• **Do this**
Copy all lines below exactly as written. Leave pictures out.

[Source data]
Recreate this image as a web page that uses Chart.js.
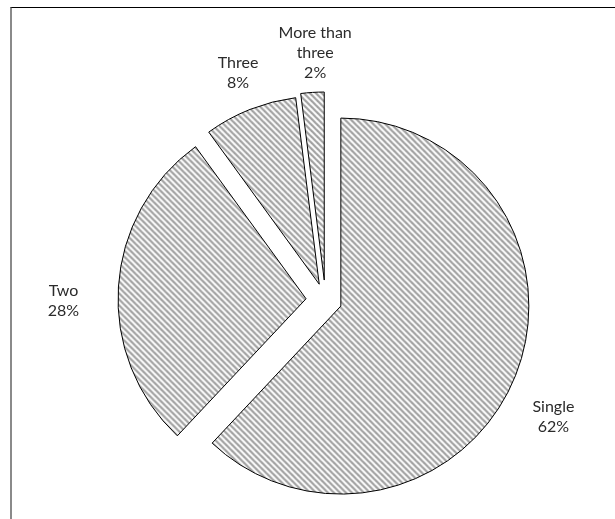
<!DOCTYPE html>
<html>
<head>
<meta charset="utf-8">
<script src="https://cdn.jsdelivr.net/npm/chart.js@4.4.1/dist/chart.umd.min.js"></script>
<style>
  html, body { margin: 0; padding: 0; background: #fff; overflow: hidden; }
  #wrap { position: relative; width: 615px; height: 519px; }
  #frame {
    position: absolute; left: 10px; top: 7px; width: 700px; height: 600px;
    border-top: 1px solid #000; border-left: 2px solid #8a8a8a;
    pointer-events: none;
  }
</style>
</head>
<body>
<div id="wrap">
  <canvas id="pie" width="615" height="519"></canvas>
  <div id="frame"></div>
</div>
<script>
// number of items per case, share in percent
const categories = ['Single', 'Two', 'Three', 'More than three'];
const shares = [62, 28, 8, 2];

// how far (px) each slice is pulled out of the pie
const explode = [16.5, 19.5, 17, 20];

// hatched fill, grey diagonal stripes like the excel pattern
function makeHatch() {
    const size = 6;
    const tile = document.createElement('canvas');
    tile.width = size;
    tile.height = size;
    const t = tile.getContext('2d');
    t.fillStyle = '#fff';
    t.fillRect(0, 0, size, size);
    t.strokeStyle = '#a0a0a0';
    t.lineWidth = 2.2;
    for (let c = -size; c <= size; c += size) {
        t.beginPath();
        t.moveTo(-1, -1 + c);
        t.lineTo(size + 1, size + 1 + c);
        t.stroke();
    }
    return t.createPattern(tile, 'repeat');
}

// split a label over lines that fit into maxWidth
function wrapText(ctx, text, maxWidth) {
    const words = text.split(' ');
    const lines = [];
    let line = '';
    words.forEach(w => {
        const test = line ? line + ' ' + w : w;
        if (line && ctx.measureText(test).width > maxWidth) {
            lines.push(line);
            line = w;
        } else {
            line = test;
        }
    });
    if (line) lines.push(line);
    return lines;
}

// draw the arcs ourselves, each one shifted out along its bisector
// (the built-in offset also grows the radius, which we don't want here)
const explodedSlices = {
    id: 'explodedSlices',
    beforeDatasetDraw(chart, args) {
        const ctx = chart.ctx;
        args.meta.data.forEach((arc, i) => {
            const mid = (arc.startAngle + arc.endAngle) / 2;
            const d = explode[i] || 0;
            ctx.save();
            ctx.translate(Math.cos(mid) * d, Math.sin(mid) * d);
            arc.draw(ctx);
            ctx.restore();
        });
        return false;
    }
};

// category name + percent outside each slice
const sliceLabels = {
    id: 'sliceLabels',
    afterDatasetsDraw(chart, args, opts) {
        const ctx = chart.ctx;
        const meta = chart.getDatasetMeta(0);
        const values = chart.data.datasets[0].data;
        const total = values.reduce((a, b) => a + b, 0);
        ctx.save();
        ctx.font = opts.font;
        ctx.fillStyle = opts.color;
        ctx.textAlign = 'center';
        ctx.textBaseline = 'middle';
        meta.data.forEach((arc, i) => {
            const p = opts.place[i];
            const mid = (arc.startAngle + arc.endAngle) / 2 + p.turn * Math.PI / 180;
            const x = arc.x + Math.cos(mid) * p.dist;
            const y = arc.y + Math.sin(mid) * p.dist;
            const lines = wrapText(ctx, chart.data.labels[i], opts.maxWidth);
            lines.push(Math.round(values[i] / total * 100) + '%');
            const top = y - (lines.length - 1) * opts.lineHeight / 2;
            lines.forEach((txt, k) => ctx.fillText(txt, x, top + k * opts.lineHeight));
        });
        ctx.restore();
    }
};

const hatch = makeHatch();

new Chart(document.getElementById('pie'), {
    type: 'pie',
    data: {
        labels: categories,
        datasets: [{
            data: shares,
            backgroundColor: hatch,
            borderColor: '#000',
            borderWidth: 1,
            borderJoinStyle: 'miter'
        }]
    },
    options: {
        responsive: false,
        animation: false,
        devicePixelRatio: 1,
        radius: 188,
        layout: { padding: { left: 36, right: 0, top: 81, bottom: 0 } },
        plugins: {
            legend: { display: false },
            tooltip: { enabled: false },
            sliceLabels: {
                font: '16px Lato',
                color: '#2b2b2b',
                lineHeight: 20,
                maxWidth: 80,
                place: [
                    { turn: 5.5, dist: 256 },
                    { turn: -3.8, dist: 262 },
                    { turn: 0.5, dist: 243 },
                    { turn: 1.2, dist: 247 }
                ]
            }
        }
    },
    plugins: [explodedSlices, sliceLabels]
});
</script>
</body>
</html>
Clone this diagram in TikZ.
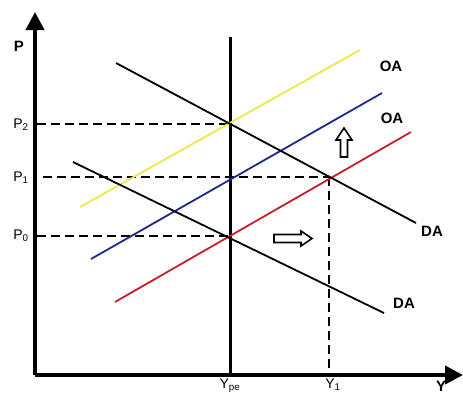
\documentclass[tikz,border=0pt]{standalone}
\usepackage{fontspec}
\setmainfont{Liberation Sans}
\usetikzlibrary{arrows.meta}
\definecolor{cyellow}{RGB}{236,232,70}
\definecolor{cblue}{RGB}{30,40,140}
\definecolor{cred}{RGB}{200,30,40}
\tikzset{
  axisline/.style={line width=4pt,-{Triangle[width=18pt,length=18pt]}},
  guide/.style={line width=1.8pt,dash pattern=on 9pt off 5pt},
  curve/.style={line width=1.8pt},
  lbl/.style={font=\fontsize{14}{16}\selectfont,inner sep=0pt},
  blbl/.style={font=\fontsize{15}{17}\selectfont\bfseries,inner sep=0pt},
  blockarrow/.style={line width=1.6pt,fill=white,line join=miter}
}
\begin{document}
\begin{tikzpicture}[x=1pt,y=-1pt]
\useasboundingbox (0,0) rectangle (463,394);
% axes
\coordinate (O) at (35,375);
\coordinate (Ytop) at (35,12);
\coordinate (Xend) at (463,375);
\draw[axisline] (O) -- (Ytop);
\draw[axisline] (O) -- (Xend);
% vertical Ype
\coordinate (ype1) at (230,37);
\coordinate (ype0) at (230,375);
\draw[line width=3pt] (ype1) -- (ype0);
% equilibria
\coordinate (E2) at (230,124);
\coordinate (E1) at (329,177);
\coordinate (E0) at (230,236);
\coordinate (p2) at (37,124);
\coordinate (p1) at (43,177);
\coordinate (p0) at (37,236);
\coordinate (y1) at (329,375);
\draw[guide] (p2) -- (E2);
\draw[guide] (p1) -- (E1);
\draw[guide] (p0) -- (E0);
\draw[guide] (E1) -- (y1);
% supply curves
\coordinate (ya) at (80,207); \coordinate (yb) at (360,50);
\coordinate (ba) at (91,259); \coordinate (bb) at (382,93);
\coordinate (ra) at (115,302); \coordinate (rb) at (411,132);
\draw[curve,cyellow] (ya) -- (yb);
\draw[curve,cblue] (ba) -- (bb);
\draw[curve,cred] (ra) -- (rb);
% demand curves
\coordinate (da) at (116,63); \coordinate (db) at (416,223);
\coordinate (dc) at (73,162); \coordinate (dd) at (384,313);
\draw[curve,black] (da) -- (db);
\draw[curve,black] (dc) -- (dd);
% block arrows
\draw[blockarrow] (344,128) -- (352,140) -- (347.5,140) -- (347.5,157) -- (340.5,157) -- (340.5,140) -- (336,140) -- cycle;
\draw[blockarrow] (312,238.5) -- (301,231) -- (301,234.5) -- (274,234.5) -- (274,242.5) -- (301,242.5) -- (301,246) -- cycle;
% labels
\node[blbl] (lP) at (19,46) {P};
\node[lbl] (lP2) at (21,125) {P\textsubscript{2}};
\node[lbl] (lP1) at (21,178) {P\textsubscript{1}};
\node[lbl] (lP0) at (21,236) {P\textsubscript{0}};
\node[lbl] (lYpe) at (230,386) {Y\textsubscript{pe}};
\node[lbl] (lY1) at (333,385) {Y\textsubscript{1}};
\node[blbl] (lY) at (441,386) {Y};
\node[blbl] (oa1) at (391,66) {OA};
\node[blbl] (oa2) at (392,118) {OA};
\node[blbl] (da1) at (432,231) {DA};
\node[blbl] (da2) at (404,303) {DA};
\end{tikzpicture}
\end{document}
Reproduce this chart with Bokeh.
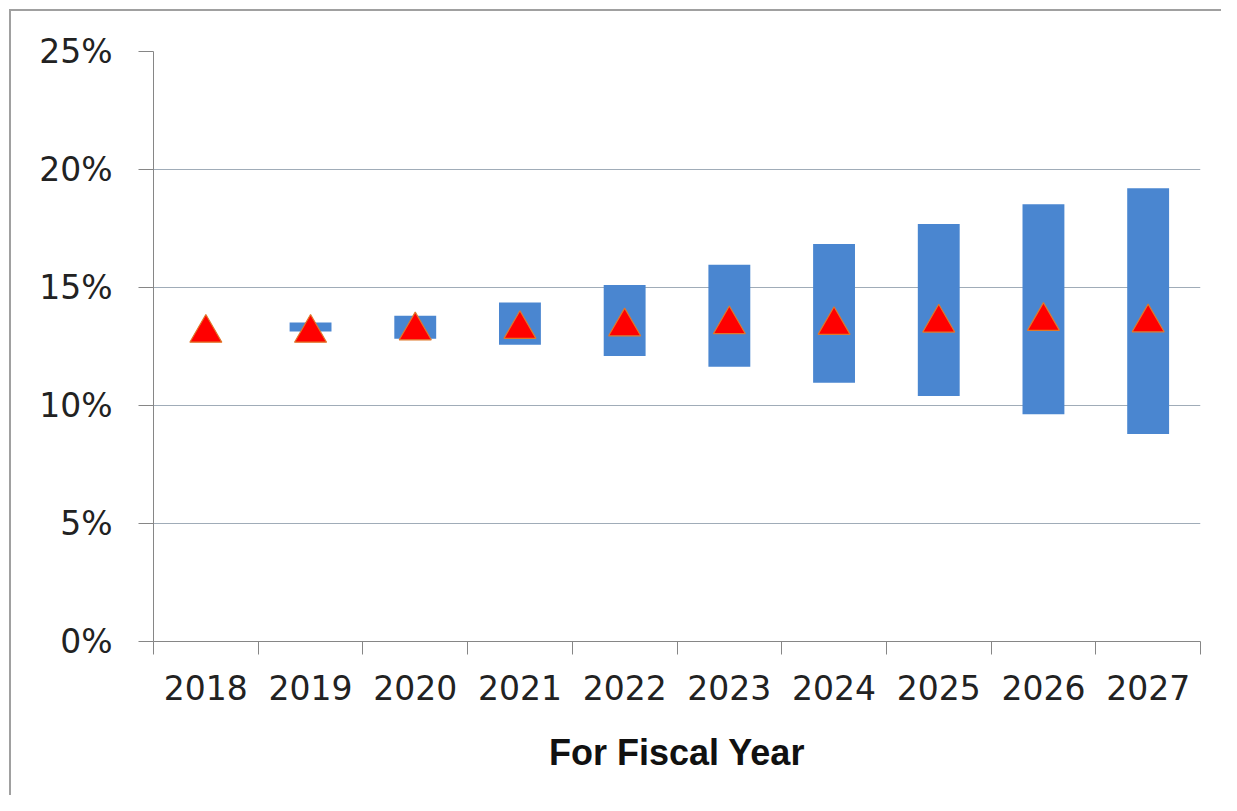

• **The answer**
Recreate this image as a web page that uses Chart.js.
<!DOCTYPE html>
<html>
<head>
<meta charset="utf-8">
<script src="https://cdn.jsdelivr.net/npm/chart.js@4.4.1/dist/chart.umd.min.js"></script>
<style>
  html, body { margin: 0; padding: 0; background: #fff; overflow: hidden; }
  #wrap { position: relative; width: 615px; height: 519px; }
  #frame {
    position: absolute; left: 10px; top: 7px; width: 700px; height: 600px;
    border-top: 1px solid #000; border-left: 2px solid #8a8a8a;
    pointer-events: none;
  }
</style>
</head>
<body>
<div id="wrap">
  <canvas id="pie" width="615" height="519"></canvas>
  <div id="frame"></div>
</div>
<script>
// number of items per case, share in percent
const categories = ['Single', 'Two', 'Three', 'More than three'];
const shares = [62, 28, 8, 2];

// how far (px) each slice is pulled out of the pie
const explode = [16.5, 19.5, 17, 20];

// hatched fill, grey diagonal stripes like the excel pattern
function makeHatch() {
    const size = 6;
    const tile = document.createElement('canvas');
    tile.width = size;
    tile.height = size;
    const t = tile.getContext('2d');
    t.fillStyle = '#fff';
    t.fillRect(0, 0, size, size);
    t.strokeStyle = '#a0a0a0';
    t.lineWidth = 2.2;
    for (let c = -size; c <= size; c += size) {
        t.beginPath();
        t.moveTo(-1, -1 + c);
        t.lineTo(size + 1, size + 1 + c);
        t.stroke();
    }
    return t.createPattern(tile, 'repeat');
}

// split a label over lines that fit into maxWidth
function wrapText(ctx, text, maxWidth) {
    const words = text.split(' ');
    const lines = [];
    let line = '';
    words.forEach(w => {
        const test = line ? line + ' ' + w : w;
        if (line && ctx.measureText(test).width > maxWidth) {
            lines.push(line);
            line = w;
        } else {
            line = test;
        }
    });
    if (line) lines.push(line);
    return lines;
}

// draw the arcs ourselves, each one shifted out along its bisector
// (the built-in offset also grows the radius, which we don't want here)
const explodedSlices = {
    id: 'explodedSlices',
    beforeDatasetDraw(chart, args) {
        const ctx = chart.ctx;
        args.meta.data.forEach((arc, i) => {
            const mid = (arc.startAngle + arc.endAngle) / 2;
            const d = explode[i] || 0;
            ctx.save();
            ctx.translate(Math.cos(mid) * d, Math.sin(mid) * d);
            arc.draw(ctx);
            ctx.restore();
        });
        return false;
    }
};

// category name + percent outside each slice
const sliceLabels = {
    id: 'sliceLabels',
    afterDatasetsDraw(chart, args, opts) {
        const ctx = chart.ctx;
        const meta = chart.getDatasetMeta(0);
        const values = chart.data.datasets[0].data;
        const total = values.reduce((a, b) => a + b, 0);
        ctx.save();
        ctx.font = opts.font;
        ctx.fillStyle = opts.color;
        ctx.textAlign = 'center';
        ctx.textBaseline = 'middle';
        meta.data.forEach((arc, i) => {
            const p = opts.place[i];
            const mid = (arc.startAngle + arc.endAngle) / 2 + p.turn * Math.PI / 180;
            const x = arc.x + Math.cos(mid) * p.dist;
            const y = arc.y + Math.sin(mid) * p.dist;
            const lines = wrapText(ctx, chart.data.labels[i], opts.maxWidth);
            lines.push(Math.round(values[i] / total * 100) + '%');
            const top = y - (lines.length - 1) * opts.lineHeight / 2;
            lines.forEach((txt, k) => ctx.fillText(txt, x, top + k * opts.lineHeight));
        });
        ctx.restore();
    }
};

const hatch = makeHatch();

new Chart(document.getElementById('pie'), {
    type: 'pie',
    data: {
        labels: categories,
        datasets: [{
            data: shares,
            backgroundColor: hatch,
            borderColor: '#000',
            borderWidth: 1,
            borderJoinStyle: 'miter'
        }]
    },
    options: {
        responsive: false,
        animation: false,
        devicePixelRatio: 1,
        radius: 188,
        layout: { padding: { left: 36, right: 0, top: 81, bottom: 0 } },
        plugins: {
            legend: { display: false },
            tooltip: { enabled: false },
            sliceLabels: {
                font: '16px Lato',
                color: '#2b2b2b',
                lineHeight: 20,
                maxWidth: 80,
                place: [
                    { turn: 5.5, dist: 256 },
                    { turn: -3.8, dist: 262 },
                    { turn: 0.5, dist: 243 },
                    { turn: 1.2, dist: 247 }
                ]
            }
        }
    },
    plugins: [explodedSlices, sliceLabels]
});
</script>
</body>
</html>
Clone this diagram in TikZ.
\documentclass[tikz,border=0pt]{standalone}
\usepackage{fontspec}
\setmainfont{Liberation Sans}
\usetikzlibrary{arrows.meta}
\definecolor{cyellow}{RGB}{236,232,70}
\definecolor{cblue}{RGB}{30,40,140}
\definecolor{cred}{RGB}{200,30,40}
\tikzset{
  axisline/.style={line width=4pt,-{Triangle[width=18pt,length=18pt]}},
  guide/.style={line width=1.8pt,dash pattern=on 9pt off 5pt},
  curve/.style={line width=1.8pt},
  lbl/.style={font=\fontsize{14}{16}\selectfont,inner sep=0pt},
  blbl/.style={font=\fontsize{15}{17}\selectfont\bfseries,inner sep=0pt},
  blockarrow/.style={line width=1.6pt,fill=white,line join=miter}
}
\begin{document}
\begin{tikzpicture}[x=1pt,y=-1pt]
\useasboundingbox (0,0) rectangle (463,394);
% axes
\coordinate (O) at (35,375);
\coordinate (Ytop) at (35,12);
\coordinate (Xend) at (463,375);
\draw[axisline] (O) -- (Ytop);
\draw[axisline] (O) -- (Xend);
% vertical Ype
\coordinate (ype1) at (230,37);
\coordinate (ype0) at (230,375);
\draw[line width=3pt] (ype1) -- (ype0);
% equilibria
\coordinate (E2) at (230,124);
\coordinate (E1) at (329,177);
\coordinate (E0) at (230,236);
\coordinate (p2) at (37,124);
\coordinate (p1) at (43,177);
\coordinate (p0) at (37,236);
\coordinate (y1) at (329,375);
\draw[guide] (p2) -- (E2);
\draw[guide] (p1) -- (E1);
\draw[guide] (p0) -- (E0);
\draw[guide] (E1) -- (y1);
% supply curves
\coordinate (ya) at (80,207); \coordinate (yb) at (360,50);
\coordinate (ba) at (91,259); \coordinate (bb) at (382,93);
\coordinate (ra) at (115,302); \coordinate (rb) at (411,132);
\draw[curve,cyellow] (ya) -- (yb);
\draw[curve,cblue] (ba) -- (bb);
\draw[curve,cred] (ra) -- (rb);
% demand curves
\coordinate (da) at (116,63); \coordinate (db) at (416,223);
\coordinate (dc) at (73,162); \coordinate (dd) at (384,313);
\draw[curve,black] (da) -- (db);
\draw[curve,black] (dc) -- (dd);
% block arrows
\draw[blockarrow] (344,128) -- (352,140) -- (347.5,140) -- (347.5,157) -- (340.5,157) -- (340.5,140) -- (336,140) -- cycle;
\draw[blockarrow] (312,238.5) -- (301,231) -- (301,234.5) -- (274,234.5) -- (274,242.5) -- (301,242.5) -- (301,246) -- cycle;
% labels
\node[blbl] (lP) at (19,46) {P};
\node[lbl] (lP2) at (21,125) {P\textsubscript{2}};
\node[lbl] (lP1) at (21,178) {P\textsubscript{1}};
\node[lbl] (lP0) at (21,236) {P\textsubscript{0}};
\node[lbl] (lYpe) at (230,386) {Y\textsubscript{pe}};
\node[lbl] (lY1) at (333,385) {Y\textsubscript{1}};
\node[blbl] (lY) at (441,386) {Y};
\node[blbl] (oa1) at (391,66) {OA};
\node[blbl] (oa2) at (392,118) {OA};
\node[blbl] (da1) at (432,231) {DA};
\node[blbl] (da2) at (404,303) {DA};
\end{tikzpicture}
\end{document}
Reproduce this chart with Bokeh.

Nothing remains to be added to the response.